Existing contracts are often only evaluated when they’re reaching the end of the contract term, as part of a regular rebid. But, smart fleet managers will consider the idea of evaluating those contracts regularly, on an ongoing basis, based on new information, changes in the industry, or changes in the fleet itself. But be careful when doing so. Doing it the wrong way can seriously upset an otherwise solid relationship with a supplier.
In order to take the evaluation to the next level — renegotiation of existing terms or pricing — have a good reason to do so. That is, don’t constantly hit suppliers up for further discounts or concessions. You and they have negotiated the existing contract in good faith, and you and your company have accepted the final offer; unless there is a significant change in circumstances, live up to the original agreement. But, if those circumstances have, indeed, changed, don’t hesitate to evaluate and approach the supplier(s) to renegotiate. If you do, lay out your case clearly and concisely. For example, your company has merged with another, or your volume has increased. This being the case, you are well within business ethics to ask that pricing be adjusted to be reflective of the fleet’s volume.
Don’t move from evaluation to new demands until you’ve given the new program some time to become established. Keep in mind how important the implementation process is to any program’s success. Adjust the implementation of processes and procedures as any flaws in the original plan become apparent. Let the program run for at least six months before evaluating the contract.

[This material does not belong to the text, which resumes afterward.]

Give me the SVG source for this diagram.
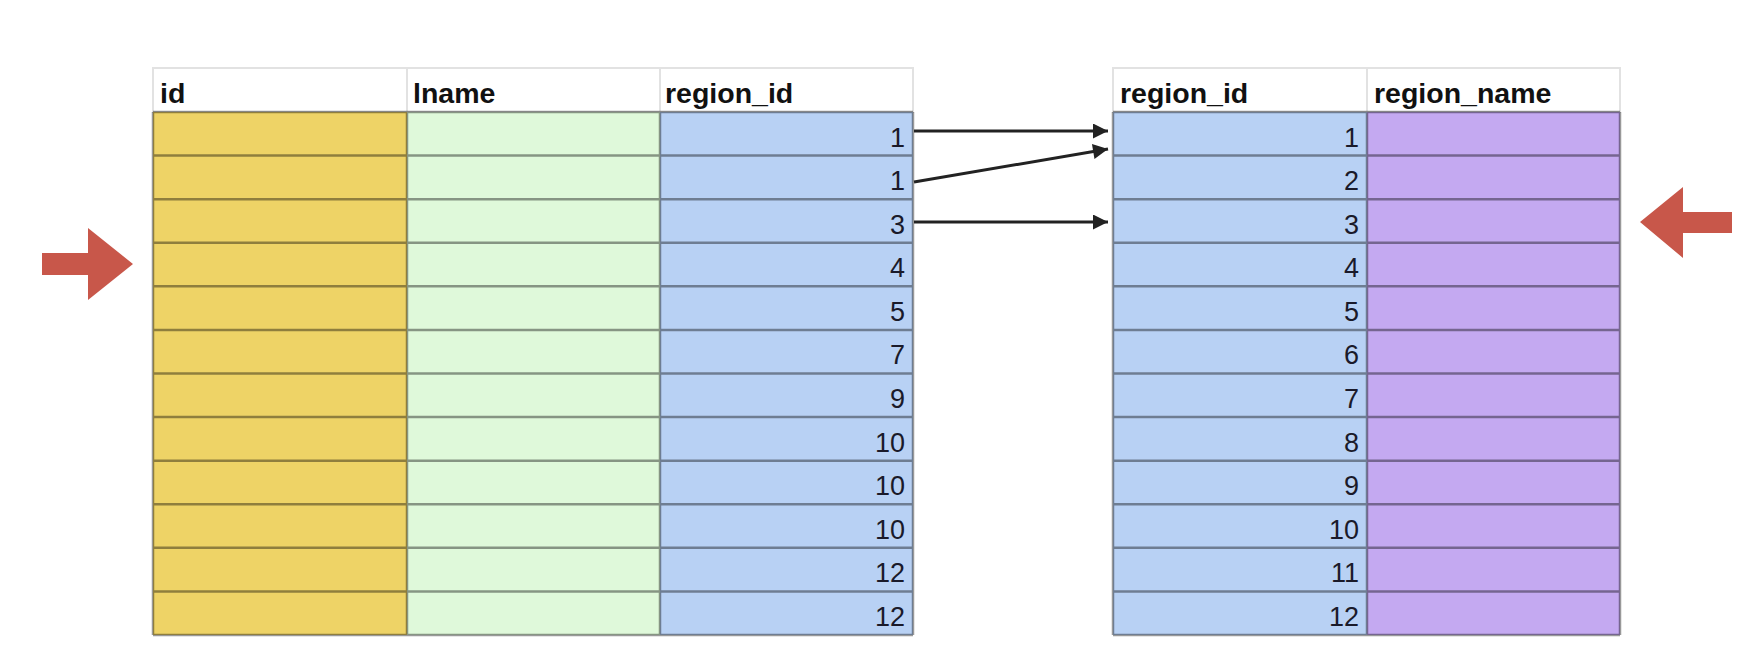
<svg xmlns="http://www.w3.org/2000/svg" width="1750" height="660" viewBox="0 0 1750 660">
<style>
.hd{fill:#fff;stroke:#e2e2e2;stroke-width:2}
.ht{font-family:"Liberation Sans",Arial,sans-serif;font-weight:bold;font-size:28.5px;fill:#111}
.nt{font-family:"Liberation Sans",Arial,sans-serif;font-size:27px;fill:#1a1a2a;text-anchor:end}
.y{fill:#EED366}
.g{fill:#DFF9DA}
.b{fill:#B8D1F4}
.p{fill:#C4A9F1}
.gl{stroke:#000;stroke-opacity:0.4;stroke-width:2.5;fill:none}
.cn{stroke:#222;stroke-width:3;fill:none;marker-end:url(#ah)}
.red{fill:#C8574A}
</style>
<defs>
<marker id="ah" viewBox="0 0 10 10" refX="10" refY="5" markerWidth="5.5" markerHeight="5" markerUnits="strokeWidth" orient="auto">
<path d="M0,0 L10,5 L0,10 z" fill="#222"/>
</marker>
</defs>
<rect width="1750" height="660" fill="#fff"/>

<g id="left-table">
<rect class="hd" x="153" y="68" width="254" height="44"/>
<rect class="hd" x="407" y="68" width="253" height="44"/>
<rect class="hd" x="660" y="68" width="253" height="44"/>
<text class="ht" x="160" y="103">id</text>
<text class="ht" x="413" y="103">lname</text>
<text class="ht" x="665" y="103">region_id</text>
<rect class="y" x="153" y="112" width="254" height="523"/>
<rect class="g" x="407" y="112" width="253" height="523"/>
<rect class="b" x="660" y="112" width="253" height="523"/>
<path class="gl" d="M153,112H913M153,155.6H913M153,199.2H913M153,242.8H913M153,286.3H913M153,329.9H913M153,373.5H913M153,417.1H913M153,460.7H913M153,504.3H913M153,547.8H913M153,591.4H913M153,635H913M153,112V635M407,112V635M660,112V635M913,112V635"/>
<g class="nt">
<text x="905" y="146.5">1</text>
<text x="905" y="190.1">1</text>
<text x="905" y="233.7">3</text>
<text x="905" y="277.3">4</text>
<text x="905" y="320.8">5</text>
<text x="905" y="364.4">7</text>
<text x="905" y="408">9</text>
<text x="905" y="451.6">10</text>
<text x="905" y="495.2">10</text>
<text x="905" y="538.8">10</text>
<text x="905" y="582.3">12</text>
<text x="905" y="625.9">12</text>
</g>
</g>

<g id="right-table">
<rect class="hd" x="1113" y="68" width="254" height="44"/>
<rect class="hd" x="1367" y="68" width="253" height="44"/>
<text class="ht" x="1120" y="103">region_id</text>
<text class="ht" x="1374" y="103">region_name</text>
<rect class="b" x="1113" y="112" width="254" height="523"/>
<rect class="p" x="1367" y="112" width="253" height="523"/>
<path class="gl" d="M1113,112H1620M1113,155.6H1620M1113,199.2H1620M1113,242.8H1620M1113,286.3H1620M1113,329.9H1620M1113,373.5H1620M1113,417.1H1620M1113,460.7H1620M1113,504.3H1620M1113,547.8H1620M1113,591.4H1620M1113,635H1620M1113,112V635M1367,112V635M1620,112V635"/>
<g class="nt">
<text x="1359" y="146.5">1</text>
<text x="1359" y="190.1">2</text>
<text x="1359" y="233.7">3</text>
<text x="1359" y="277.3">4</text>
<text x="1359" y="320.8">5</text>
<text x="1359" y="364.4">6</text>
<text x="1359" y="408">7</text>
<text x="1359" y="451.6">8</text>
<text x="1359" y="495.2">9</text>
<text x="1359" y="538.8">10</text>
<text x="1359" y="582.3">11</text>
<text x="1359" y="625.9">12</text>
</g>
</g>

<g id="connectors">
<line class="cn" x1="914" y1="131" x2="1108" y2="131"/>
<line class="cn" x1="914" y1="182" x2="1108" y2="149"/>
<line class="cn" x1="914" y1="222" x2="1108" y2="222"/>
</g>

<g id="left-red-arrow">
<polygon class="red" points="42,253 88,253 88,228 133,264 88,300 88,275 42,275"/>
</g>
<g id="right-red-arrow">
<polygon class="red" points="1732,212 1683,212 1683,187 1640,222 1683,258 1683,233 1732,233"/>
</g>
</svg>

Keep in mind that most FMCs interact regularly, and you don’t want you or your company to get the reputation of constantly demanding concessions and price reductions without good reason.
Never think of, or treat, suppliers as adversaries. Treat them as partners, communicate regularly, work closely with them on making the product or service a success. But, keep in mind that, under the right circumstances, you will be acting in your company’s best interests to evaluate contracts and make any necessary or earned changes.